Two alumni of the Vanderbilt University School of Medicine Master of Public Health (MPH) program have been awarded highly competitive fellowships with the Global Health Corps (GHC).
Grace Umutesi, MPH, and Shellese Shemwell, MPH, will work in Rwanda during the upcoming year.
GHC is a nonprofit leadership development organization based in New York City that provides year-long fellowships for young professionals with organizations promoting health equity in East Africa, Southern Africa and the United States.
The focus is on strengthening health systems and improving health outcomes in impoverished communities. Since its founding in 2009, GHC has deployed 900 fellows to work in seven countries.

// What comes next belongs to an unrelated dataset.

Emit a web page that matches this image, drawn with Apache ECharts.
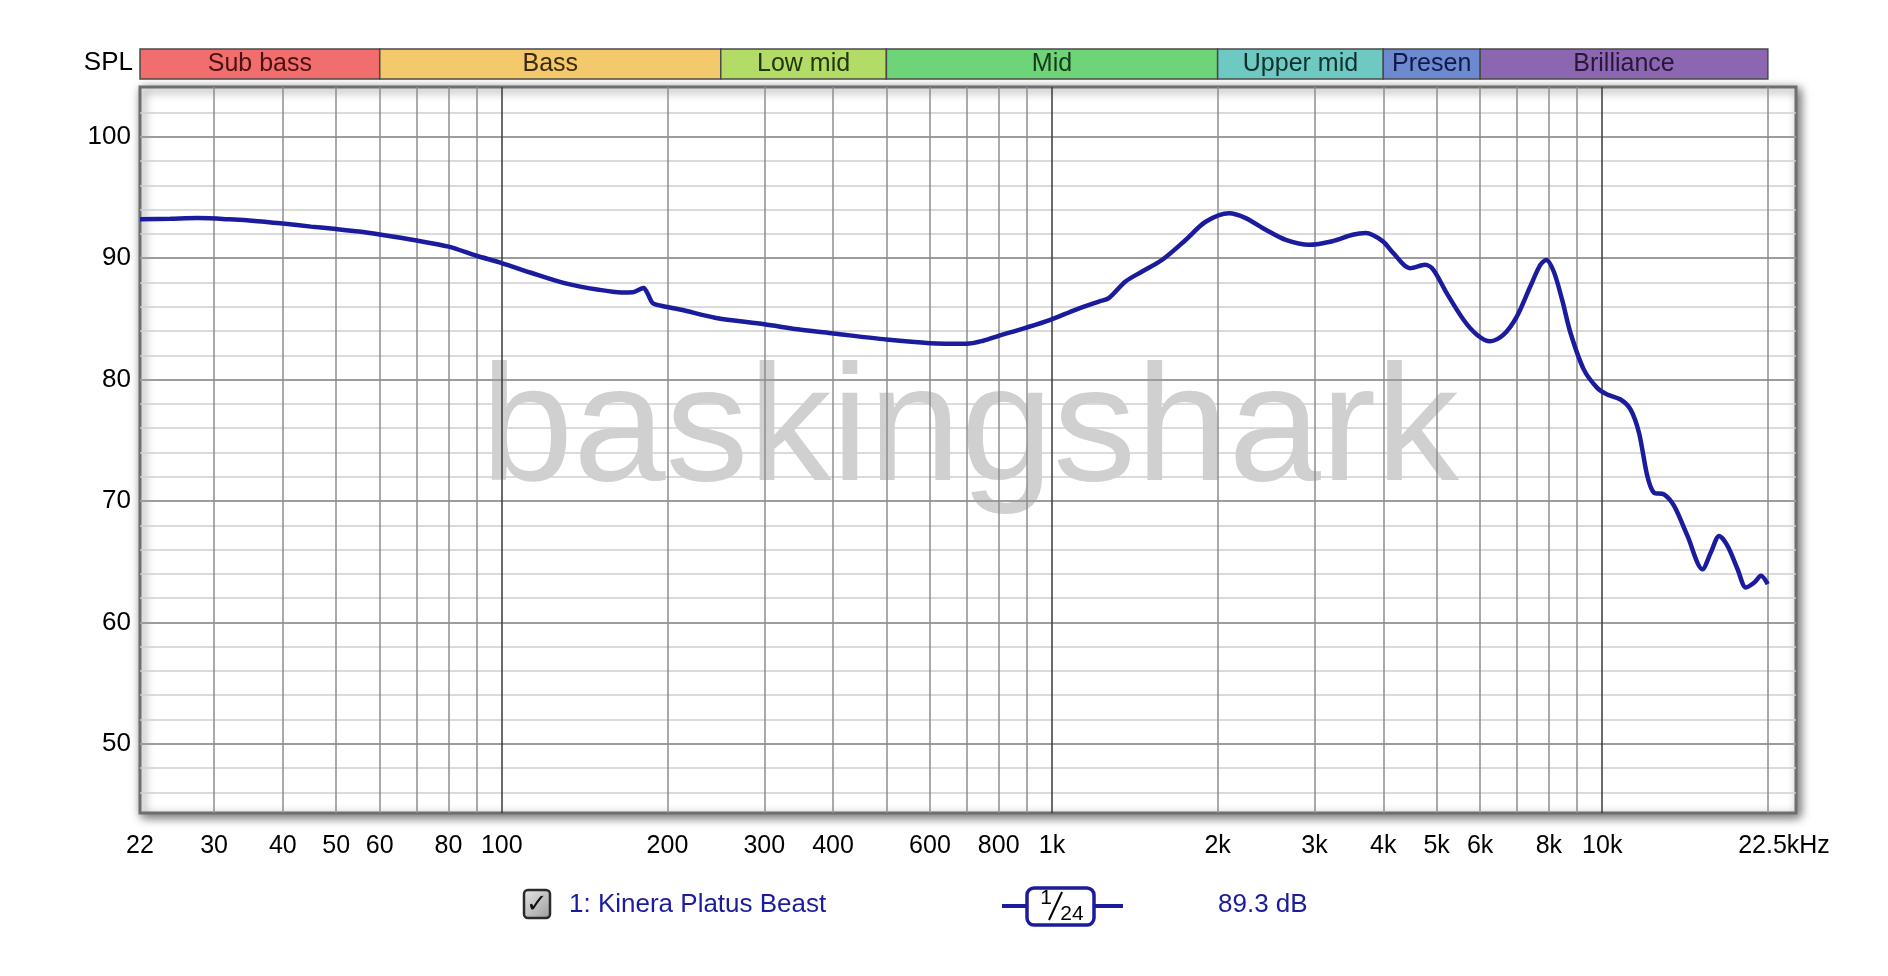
<!DOCTYPE html>
<html>
<head>
<meta charset="utf-8">
<script src="https://cdn.jsdelivr.net/npm/echarts@6/dist/echarts.min.js"></script>
<style>
html,body{margin:0;padding:0;background:#fff;}
#chart{width:1888px;height:976px;}
</style>
</head>
<body>
<div id="chart"></div>
<script>
// ---- data ----
const freqHz = [22,25,28,32,36,40,45,50,55,60,70,80,90,100,113,130,150,165,173,181,184,188,195,212,244,300,350,400,500,600,700,750,800,892,990,1103,1216,1268,1360,1458,1586,1749,1902,2098,2249,2446,2660,2933,3234,3518,3720,3989,4172,4474,4764,4933,5216,5596,5918,6258,6617,6998,7400,7717,7916,8164,8454,8757,9260,9792,10210,10797,11262,11663,12078,12420,12950,13510,14287,15211,15753,16314,16895,17620,18248,18898,19434,19990];
const splDb = [93.2,93.25,93.3,93.2,93.05,92.85,92.6,92.4,92.2,91.95,91.45,90.95,90.2,89.6,88.8,87.95,87.4,87.18,87.2,87.55,87.1,86.3,86.08,85.75,85.1,84.55,84.1,83.8,83.3,83.0,82.95,83.2,83.6,84.24,84.9,85.75,86.43,86.71,88.08,88.9,89.87,91.5,93.0,93.7,93.3,92.34,91.5,91.1,91.4,91.93,92.07,91.4,90.41,89.18,89.45,89.04,87.12,84.93,83.7,83.15,83.7,85.21,87.67,89.45,89.86,88.9,86.58,83.84,80.82,79.32,78.77,78.36,77.53,75.62,72.05,70.68,70.55,69.59,67.12,64.38,65.75,67.12,66.3,64.38,62.88,63.29,63.84,63.15];

const xTickValues = [22,30,40,50,60,80,100,200,300,400,600,800,1000,2000,3000,4000,5000,6000,8000,10000,22500];
const xTickLabels = ['22','30','40','50','60','80','100','200','300','400','600','800','1k','2k','3k','4k','5k','6k','8k','10k','22.5kHz'];
const yTickValues = [50,60,70,80,90,100];
const yTickLabels = ['50','60','70','80','90','100'];

const bandNames = ['Sub bass','Bass','Low mid','Mid','Upper mid','Presen','Brilliance'];
const bandEdges = [22,60,250,500,2000,4000,6000,20000];
const bandColors = ['#f26d6d','#f4c96c','#b2dc66','#6dd478','#6ec9c3','#6d89cf','#8c66b0'];
const bandTextColors = ['#4a1212','#3a2a10','#24360e','#143a1a','#10302e','#101a4a','#2a1638'];

const gridXMinor = [30,40,50,60,70,80,90,200,300,400,500,600,700,800,900,2000,3000,4000,5000,6000,7000,8000,9000,20000];
const gridXMajor = [100,1000,10000];
const gridYMinor = [46,48,52,54,56,58,62,64,66,68,72,74,76,78,82,84,86,88,92,94,96,98,102];
const gridYMajor = [50,60,70,80,90,100];

const seriesName = '1: Kinera Platus Beast';
const smoothingLabel = ['1','24'];
const avgLabel = '89.3 dB';

// ---- chart ----
const FONT = '"Liberation Sans", Arial, sans-serif';
const NAVY = '#1b1b9e';
const chart = echarts.init(document.getElementById('chart'), null, {renderer:'canvas'});

const gridLines = [];
gridYMinor.forEach(v => gridLines.push({yAxis:v, lineStyle:{color:'#cfcfcf', width:1.5, type:'solid'}}));
gridYMajor.forEach(v => gridLines.push({yAxis:v, lineStyle:{color:'#9c9c9c', width:2, type:'solid'}}));
gridXMinor.forEach(v => gridLines.push({xAxis:v, lineStyle:{color:'#8e8e8e', width:1.5, type:'solid'}}));
gridXMajor.forEach(v => gridLines.push({xAxis:v, lineStyle:{color:'#3a3a3a', width:1.5, type:'solid'}}));

const bandAreas = bandNames.map((n,i)=>[
  {name:n, xAxis:bandEdges[i], itemStyle:{color:bandColors[i], borderColor:'#4a4a4a', borderWidth:1.5},
   label:{color:bandTextColors[i]}},
  {xAxis:bandEdges[i+1]}
]);

const option = {
  animation:false,
  backgroundColor:'#fff',
  grid:[
    {left:140, right:92, top:87, bottom:163, show:true, backgroundColor:'#fff',
     borderColor:'#6e6e6e', borderWidth:3,
     shadowColor:'rgba(0,0,0,0.55)', shadowBlur:10, shadowOffsetX:3, shadowOffsetY:3, z:0},
    {left:140, right:92, top:49, height:30, show:false}
  ],
  xAxis:[
    {type:'log', logBase:10, min:22, max:22500, gridIndex:0,
     axisLine:{show:false}, axisTick:{show:false}, axisLabel:{show:false}, splitLine:{show:false}, minorSplitLine:{show:false}},
    {type:'log', logBase:10, min:22, max:22500, gridIndex:1,
     axisLine:{show:false}, axisTick:{show:false}, axisLabel:{show:false}, splitLine:{show:false}}
  ],
  yAxis:[
    {type:'value', min:44.3, max:104.1, gridIndex:0,
     axisLine:{show:false}, axisTick:{show:false}, axisLabel:{show:false}, splitLine:{show:false}},
    {type:'value', min:0, max:1, gridIndex:1,
     axisLine:{show:false}, axisTick:{show:false}, axisLabel:{show:false}, splitLine:{show:false}}
  ],
  series:[
    {type:'line', name:'grid', xAxisIndex:0, yAxisIndex:0, data:[], z:2, silent:true,
     markLine:{silent:true, symbol:'none', animation:false, label:{show:false}, data:gridLines}},
    {type:'line', name:'bands', xAxisIndex:1, yAxisIndex:1, data:[], silent:true,
     markArea:{silent:true, animation:false,
       label:{show:true, position:'inside', color:'#2a1616', fontSize:25, fontFamily:FONT},
       data:bandAreas}},
    {type:'line', name:seriesName, xAxisIndex:0, yAxisIndex:0, z:5,
     data: freqHz.map((f,i)=>[f, splDb[i]]),
     smooth:0.3, showSymbol:false, symbol:'none',
     lineStyle:{color:NAVY, width:4.5}}
  ]
};
chart.setOption(option);

const g = [];
// watermark
g.push({type:'text', x:970, y:434, z:1, silent:true,
  style:{text:'baskingshark', fill:'#d0d0d0', fontSize:166, fontFamily:FONT, align:'center', verticalAlign:'middle'}});
// SPL
g.push({type:'text', x:133, y:63, z:10, style:{text:'SPL', fill:'#000', fontSize:26, fontFamily:FONT, align:'right', verticalAlign:'middle'}});
// x labels
xTickValues.forEach((v,i)=>{
  const px = chart.convertToPixel({xAxisIndex:0}, v) - (i === xTickValues.length-1 ? 12 : 0);
  g.push({type:'text', x:px, y:846, z:10, style:{text:xTickLabels[i], fill:'#000', fontSize:25, fontFamily:FONT, align:'center', verticalAlign:'middle'}});
});
// y labels
yTickValues.forEach((v,i)=>{
  const py = chart.convertToPixel({yAxisIndex:0}, v);
  g.push({type:'text', x:131, y:py, z:10, style:{text:yTickLabels[i], fill:'#000', fontSize:26, fontFamily:FONT, align:'right', verticalAlign:'middle'}});
});
// legend: checkbox
g.push({type:'rect', shape:{x:524, y:890, width:26, height:28, r:4}, z:10,
  style:{fill:new echarts.graphic.LinearGradient(0,0,1,1,[{offset:0,color:'#e8e8e8'},{offset:1,color:'#9a9a9a'}]), stroke:'#2a2a2a', lineWidth:2.5}});
g.push({type:'text', x:537, y:905, z:11, style:{text:'✓', fill:'#111', fontSize:26, fontWeight:'bold', fontFamily:'"DejaVu Sans", sans-serif', align:'center', verticalAlign:'middle'}});
g.push({type:'text', x:569, y:905, z:10, style:{text:seriesName, fill:NAVY, fontSize:26, fontFamily:FONT, align:'left', verticalAlign:'middle'}});
// legend: line + smoothing box
g.push({type:'line', shape:{x1:1002, y1:906, x2:1123, y2:906}, z:10, style:{stroke:NAVY, lineWidth:4}});
g.push({type:'rect', shape:{x:1027, y:888, width:67, height:37, r:7}, z:11, style:{fill:'#fff', stroke:NAVY, lineWidth:3.5}});
g.push({type:'text', x:1046, y:898, z:12, style:{text:smoothingLabel[0], fill:'#000', fontSize:21, fontFamily:FONT, align:'center', verticalAlign:'middle'}});
g.push({type:'line', shape:{x1:1049, y1:920, x2:1062, y2:892}, z:12, style:{stroke:'#000', lineWidth:2}});
g.push({type:'text', x:1072, y:914, z:12, style:{text:smoothingLabel[1], fill:'#000', fontSize:21, fontFamily:FONT, align:'center', verticalAlign:'middle'}});
g.push({type:'text', x:1218, y:905, z:10, style:{text:avgLabel, fill:NAVY, fontSize:26, fontFamily:FONT, align:'left', verticalAlign:'middle'}});

chart.setOption({graphic:g});
</script>
</body>
</html>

Umutesi, who is from Rwanda, formerly was associate program manager for the Department of Anesthesiology. She coordinated the Vanderbilt International Anesthesia Program and the ImPACT Africa Program, which focus on improving anesthesia care, training and research in low resource settings.
Umutesi’s MPH Program practicum included a fellowship in the Global Immunization Division of the U.S. Centers for Disease Control and Prevention, where she won an award for Excellence in Public Health Protection.
From this fellowship she also co-authored a paper published in February by the New England Journal of Medicine on fractional-dose vaccination during a 2016 yellow fever outbreak in Angola and the Democratic Republic of Congo.
Shemwell, a Kentucky native, designed and implemented a survey while working on her MPH to measure social and economic determinants of health for participants of a microenterprise program in Haiti.
After graduation, Shemwell interned at the World Health Organization headquarters in Geneva, Switzerland, where she helped develop an immunization survey training curriculum for epidemiologists and statisticians.
She also co-authored a paper on determinants of full immunization status among children under age 2 in Mozambique that was published last year by the journal International Health.